■ Exercise brief ■
Look at the data below and print exactly the lines from its first line through the line with "115, 86, 75];"; the pictures stay out of the copy.

■ Given data ■
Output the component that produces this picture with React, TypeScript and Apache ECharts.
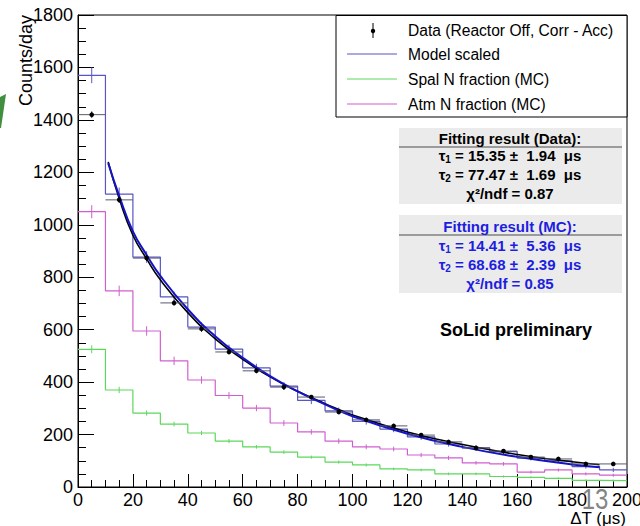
import React, { useEffect, useRef } from "react";
import * as echarts from "echarts";

// ---- data ----
const binLow = [0, 10, 20, 30, 40, 50, 60, 70, 80, 90, 100, 110, 120, 130, 140, 150, 160, 170, 180, 190];
const binWidth = 10;
const dataCounts = [1420, 1095, 873, 702, 603, 515, 443, 381, 343, 286, 256, 233, 198, 172, 149, 137, 114, 107, 88, 88];
const dataErr = [12, 12, 11, 10, 10, 9, 9, 9, 8, 8, 8, 8, 7, 7, 7, 7, 6, 6, 6, 6];
const modelScaled = [1570, 1117, 877, 725, 610, 526, 454, 385, 330, 290, 250, 221, 191, 164, 149, 135, 110, 100, 78, 65];
const modelErr = [30, 25, 22, 20, 18, 17, 16, 15, 14, 13, 12, 12, 11, 10, 10, 9, 9, 8, 8, 8];
const spalN = [525, 370, 282, 240, 206, 175, 153, 133, 114, 95, 84, 69, 65, 50, 50, 40, 37, 33, 25, 24];
const spalErr = [15, 12, 10, 9, 8, 8, 7, 7, 6, 6, 6, 5, 5, 5, 5, 4, 4, 4, 4, 4];
const atmN = [1050, 748, 595, 481, 408, 349, 301, 244, 210, 175, 153, 145, 122, 111, 92, 88, 57, 65, 50, 45];
const atmErr = [25, 20, 18, 16, 14, 13, 12, 11, 10, 10, 9, 9, 8, 8, 7, 7, 6, 6, 6, 6];
const fitT = [11, 15, 20, 25, 30, 40, 50, 60, 70, 80, 90, 100, 120, 140, 160, 180, 190];
const fitDataCurve = [1240, 1100, 960, 870, 790, 665, 565, 487, 420, 365, 318, 275, 210, 162, 124, 96, 85];
const fitMCCurve = [1235, 1110, 975, 885, 805, 678, 575, 493, 423, 365, 315, 270, 203, 153, 115, 86, 75];

const legendLabels = ["Data (Reactor Off, Corr - Acc)", "Model scaled", "Spal N fraction (MC)", "Atm N fraction (MC)"];
const fitDataLines = ["Fitting result (Data):", "15.35 ±  1.94  μs", "77.47 ±  1.69  μs", "0.87"];
const fitMCLines = ["Fitting result (MC):", "14.41 ±  5.36  μs", "68.68 ±  2.39  μs", "0.85"];

const FONT = "Liberation Sans, Arial, Helvetica, sans-serif";
const C_MODEL = "#5656c4";
const C_SPAL = "#5cd85c";
const C_ATM = "#cf5fcf";
const C_FITMC = "#1414c4";
const C_BLUE_TXT = "#1e1ee0";

function stepPoints(vals: number[]) {
  const pts = binLow.map((x, i) => [x, vals[i]]);
  const last = binLow.length - 1;
  pts.push([binLow[last] + binWidth, vals[last]]);
  return pts;
}

function errTicks(vals: number[], errs: number[]) {
  return binLow.map((x, i) => [x + binWidth / 2, vals[i], errs[i]]);
}

function errRender(color: string) {
  return (params: any, api: any) => {
    const x = api.value(0);
    const y = api.value(1);
    const e = api.value(2);
    const p1 = api.coord([x, y - e]);
    const p2 = api.coord([x, y + e]);
    return {
      type: "line",
      shape: { x1: p1[0], y1: p1[1], x2: p2[0], y2: p2[1] },
      style: { stroke: color, lineWidth: 1 },
    };
  };
}

function fitText(x: number, y: number, kind: "t1" | "t2" | "chi", value: string, color: string) {
  const rich: any = {
    a: { fontFamily: FONT, fontWeight: "bold", fontSize: 15, fill: color, lineHeight: 18 },
    s: { fontFamily: FONT, fontWeight: "bold", fontSize: 10, fill: color, lineHeight: 9, verticalAlign: "bottom" },
  };
  let text = "";
  if (kind === "t1") text = `{a|τ}{s|1}{a| = ${value}}`;
  else if (kind === "t2") text = `{a|τ}{s|2}{a| = ${value}}`;
  else text = `{a|χ²/ndf = ${value}}`;
  return {
    type: "text",
    x,
    y,
    z: 20,
    style: { text, rich, align: "center", verticalAlign: "middle" },
  };
}

export default function App() {
  const ref = useRef<HTMLDivElement>(null);
  useEffect(() => {
    if (!ref.current) return;
    const chart = echarts.init(ref.current, undefined, { renderer: "svg" });

    const dataItems = binLow.map((x, i) => [x + binWidth / 2, dataCounts[i], dataErr[i], binWidth / 2]);

    const legendY = [30, 54, 79, 104];
    const legendColors = ["#000", C_MODEL, C_SPAL, C_ATM];

    const graphics: any[] = [
      // legend box
      {
        type: "rect",
        z: 15,
        shape: { x: 336, y: 15.5, width: 291, height: 101.5 },
        style: { fill: "#fff", stroke: "#000", lineWidth: 1 },
      },
      // data marker in legend
      {
        type: "line",
        z: 16,
        shape: { x1: 373, y1: 23, x2: 373, y2: 38 },
        style: { stroke: "#000", lineWidth: 1 },
      },
      { type: "circle", z: 16, shape: { cx: 373, cy: 31, r: 2.2 }, style: { fill: "#000" } },
      ...legendLabels.map((t, i) => ({
        type: "text",
        z: 16,
        x: 408,
        y: legendY[i],
        style: { text: t, fontFamily: FONT, fontSize: 15.6, fill: "#000", verticalAlign: "middle", align: "left" },
      })),
      ...[1, 2, 3].map((i) => ({
        type: "line",
        z: 16,
        shape: { x1: 347, y1: legendY[i], x2: 397, y2: legendY[i] },
        style: { stroke: legendColors[i], lineWidth: 1.2 },
      })),
      // fit boxes
      { type: "rect", z: 18, shape: { x: 399, y: 128, width: 223, height: 76 }, style: { fill: "#ebebeb" } },
      { type: "line", z: 19, shape: { x1: 399, y1: 147, x2: 622, y2: 147 }, style: { stroke: "#808080", lineWidth: 1.5 } },
      {
        type: "text",
        z: 20,
        x: 510,
        y: 138,
        style: { text: fitDataLines[0], fontFamily: FONT, fontWeight: "bold", fontSize: 15, fill: "#000", align: "center", verticalAlign: "middle" },
      },
      fitText(510, 155, "t1", fitDataLines[1], "#000"),
      fitText(510, 174, "t2", fitDataLines[2], "#000"),
      fitText(510, 193, "chi", fitDataLines[3], "#000"),
      { type: "rect", z: 18, shape: { x: 399, y: 215, width: 223, height: 78 }, style: { fill: "#ebebeb" } },
      { type: "line", z: 19, shape: { x1: 399, y1: 235, x2: 622, y2: 235 }, style: { stroke: "#808080", lineWidth: 1.5 } },
      {
        type: "text",
        z: 20,
        x: 510,
        y: 226,
        style: { text: fitMCLines[0], fontFamily: FONT, fontWeight: "bold", fontSize: 15, fill: C_BLUE_TXT, align: "center", verticalAlign: "middle" },
      },
      fitText(510, 245, "t1", fitMCLines[1], C_BLUE_TXT),
      fitText(510, 264, "t2", fitMCLines[2], C_BLUE_TXT),
      fitText(510, 283, "chi", fitMCLines[3], C_BLUE_TXT),
      // SoLid preliminary
      {
        type: "text",
        z: 20,
        x: 440,
        y: 330,
        style: { text: "SoLid preliminary", fontFamily: FONT, fontWeight: "bold", fontSize: 18, fill: "#000", align: "left", verticalAlign: "middle" },
      },
      // axis titles
      {
        type: "text",
        z: 20,
        x: 626,
        y: 518,
        style: { text: "ΔT (μs)", fontFamily: FONT, fontSize: 17, fill: "#000", align: "right", verticalAlign: "middle" },
      },
      {
        type: "text",
        z: 20,
        x: 26,
        y: 15,
        rotation: Math.PI / 2,
        style: { text: "Counts/day", fontFamily: FONT, fontSize: 18, fill: "#000", align: "right", verticalAlign: "middle" },
      },
      // slide artefacts
      {
        type: "polygon",
        z: 20,
        shape: { points: [[0, 97], [6, 94], [1, 128], [0, 128]] },
        style: { fill: "#3f8f3f" },
      },
      {
        type: "text",
        z: 25,
        x: 595,
        y: 499,
        scaleX: 0.8,
        style: { text: "13", fontFamily: FONT, fontSize: 30, fill: "rgba(110,110,110,0.85)", align: "center", verticalAlign: "middle" },
      },
    ];

    chart.setOption({
      animation: false,
      backgroundColor: "#fff",
      grid: {
        left: 78,
        right: 13,
        top: 15,
        bottom: 39,
        show: true,
        borderColor: "#000",
        borderWidth: 1,
        backgroundColor: "transparent",
        outerBoundsMode: "none",
      } as any,
      xAxis: {
        type: "value",
        min: 0,
        max: 200,
        interval: 20,
        axisLine: { show: true, lineStyle: { color: "#000", width: 1 } },
        axisTick: { show: true, inside: true, length: 13, lineStyle: { color: "#000" } },
        minorTick: { show: true, splitNumber: 4, length: 7, lineStyle: { color: "#000" } },
        splitLine: { show: false },
        minorSplitLine: { show: false },
        axisLabel: { fontFamily: FONT, fontSize: 18, color: "#000", margin: 4, formatter: (v: number) => String(v) },
      },
      yAxis: {
        type: "value",
        min: 0,
        max: 1800,
        interval: 200,
        axisLine: { show: true, lineStyle: { color: "#000", width: 1 } },
        axisTick: { show: true, inside: true, length: 16, lineStyle: { color: "#000" } },
        minorTick: { show: true, splitNumber: 4, length: 8, lineStyle: { color: "#000" } },
        splitLine: { show: false },
        minorSplitLine: { show: false },
        axisLabel: { fontFamily: FONT, fontSize: 18, color: "#000", margin: 5, formatter: (v: number) => String(v) },
      },
      series: [
        {
          name: "Spal N fraction (MC)",
          type: "line",
          step: "end",
          symbol: "none",
          data: stepPoints(spalN),
          lineStyle: { color: C_SPAL, width: 1.2 },
          z: 2,
        },
        { type: "custom", renderItem: errRender(C_SPAL), data: errTicks(spalN, spalErr), encode: { x: 0, y: 1 }, z: 2 },
        {
          name: "Atm N fraction (MC)",
          type: "line",
          step: "end",
          symbol: "none",
          data: stepPoints(atmN),
          lineStyle: { color: C_ATM, width: 1.2 },
          z: 2,
        },
        { type: "custom", renderItem: errRender(C_ATM), data: errTicks(atmN, atmErr), encode: { x: 0, y: 1 }, z: 2 },
        {
          name: "Model scaled",
          type: "line",
          step: "end",
          symbol: "none",
          data: stepPoints(modelScaled),
          lineStyle: { color: C_MODEL, width: 1.2 },
          z: 3,
        },
        { type: "custom", renderItem: errRender(C_MODEL), data: errTicks(modelScaled, modelErr), encode: { x: 0, y: 1 }, z: 3 },
        {
          name: "Data fit",
          type: "line",
          smooth: true,
          symbol: "none",
          data: fitT.map((t, i) => [t, fitDataCurve[i]]),
          lineStyle: { color: "#000", width: 1.6 },
          z: 4,
        },
        {
          name: "MC fit",
          type: "line",
          smooth: true,
          symbol: "none",
          data: fitT.map((t, i) => [t, fitMCCurve[i]]),
          lineStyle: { color: C_FITMC, width: 2 },
          z: 5,
        },
        {
          name: "Data (Reactor Off, Corr - Acc)",
          type: "custom",
          z: 6,
          encode: { x: 0, y: 1 },
          data: dataItems,
          renderItem: (params: any, api: any) => {
            const x = api.value(0);
            const y = api.value(1);
            const e = api.value(2);
            const hw = api.value(3);
            const c = api.coord([x, y]);
            const l = api.coord([x - hw, y]);
            const r = api.coord([x + hw, y]);
            const t = api.coord([x, y + e]);
            const b = api.coord([x, y - e]);
            return {
              type: "group",
              children: [
                { type: "line", shape: { x1: l[0], y1: l[1], x2: r[0], y2: r[1] }, style: { stroke: "#5a5a6e", lineWidth: 1 } },
                { type: "line", shape: { x1: t[0], y1: t[1], x2: b[0], y2: b[1] }, style: { stroke: "#000", lineWidth: 1 } },
                { type: "circle", shape: { cx: c[0], cy: c[1], r: 2.3 }, style: { fill: "#000" } },
              ],
            };
          },
        },
      ],
      graphic: graphics,
    });

    return () => chart.dispose();
  }, []);

  return <div ref={ref} style={{ width: 640, height: 526, position: "absolute", left: 0, top: 0 }} />;
}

■ Task answer ■
Output the component that produces this picture with React, TypeScript and Apache ECharts.
import React, { useEffect, useRef } from "react";
import * as echarts from "echarts";

// ---- data ----
const binLow = [0, 10, 20, 30, 40, 50, 60, 70, 80, 90, 100, 110, 120, 130, 140, 150, 160, 170, 180, 190];
const binWidth = 10;
const dataCounts = [1420, 1095, 873, 702, 603, 515, 443, 381, 343, 286, 256, 233, 198, 172, 149, 137, 114, 107, 88, 88];
const dataErr = [12, 12, 11, 10, 10, 9, 9, 9, 8, 8, 8, 8, 7, 7, 7, 7, 6, 6, 6, 6];
const modelScaled = [1570, 1117, 877, 725, 610, 526, 454, 385, 330, 290, 250, 221, 191, 164, 149, 135, 110, 100, 78, 65];
const modelErr = [30, 25, 22, 20, 18, 17, 16, 15, 14, 13, 12, 12, 11, 10, 10, 9, 9, 8, 8, 8];
const spalN = [525, 370, 282, 240, 206, 175, 153, 133, 114, 95, 84, 69, 65, 50, 50, 40, 37, 33, 25, 24];
const spalErr = [15, 12, 10, 9, 8, 8, 7, 7, 6, 6, 6, 5, 5, 5, 5, 4, 4, 4, 4, 4];
const atmN = [1050, 748, 595, 481, 408, 349, 301, 244, 210, 175, 153, 145, 122, 111, 92, 88, 57, 65, 50, 45];
const atmErr = [25, 20, 18, 16, 14, 13, 12, 11, 10, 10, 9, 9, 8, 8, 7, 7, 6, 6, 6, 6];
const fitT = [11, 15, 20, 25, 30, 40, 50, 60, 70, 80, 90, 100, 120, 140, 160, 180, 190];
const fitDataCurve = [1240, 1100, 960, 870, 790, 665, 565, 487, 420, 365, 318, 275, 210, 162, 124, 96, 85];
const fitMCCurve = [1235, 1110, 975, 885, 805, 678, 575, 493, 423, 365, 315, 270, 203, 153, 115, 86, 75];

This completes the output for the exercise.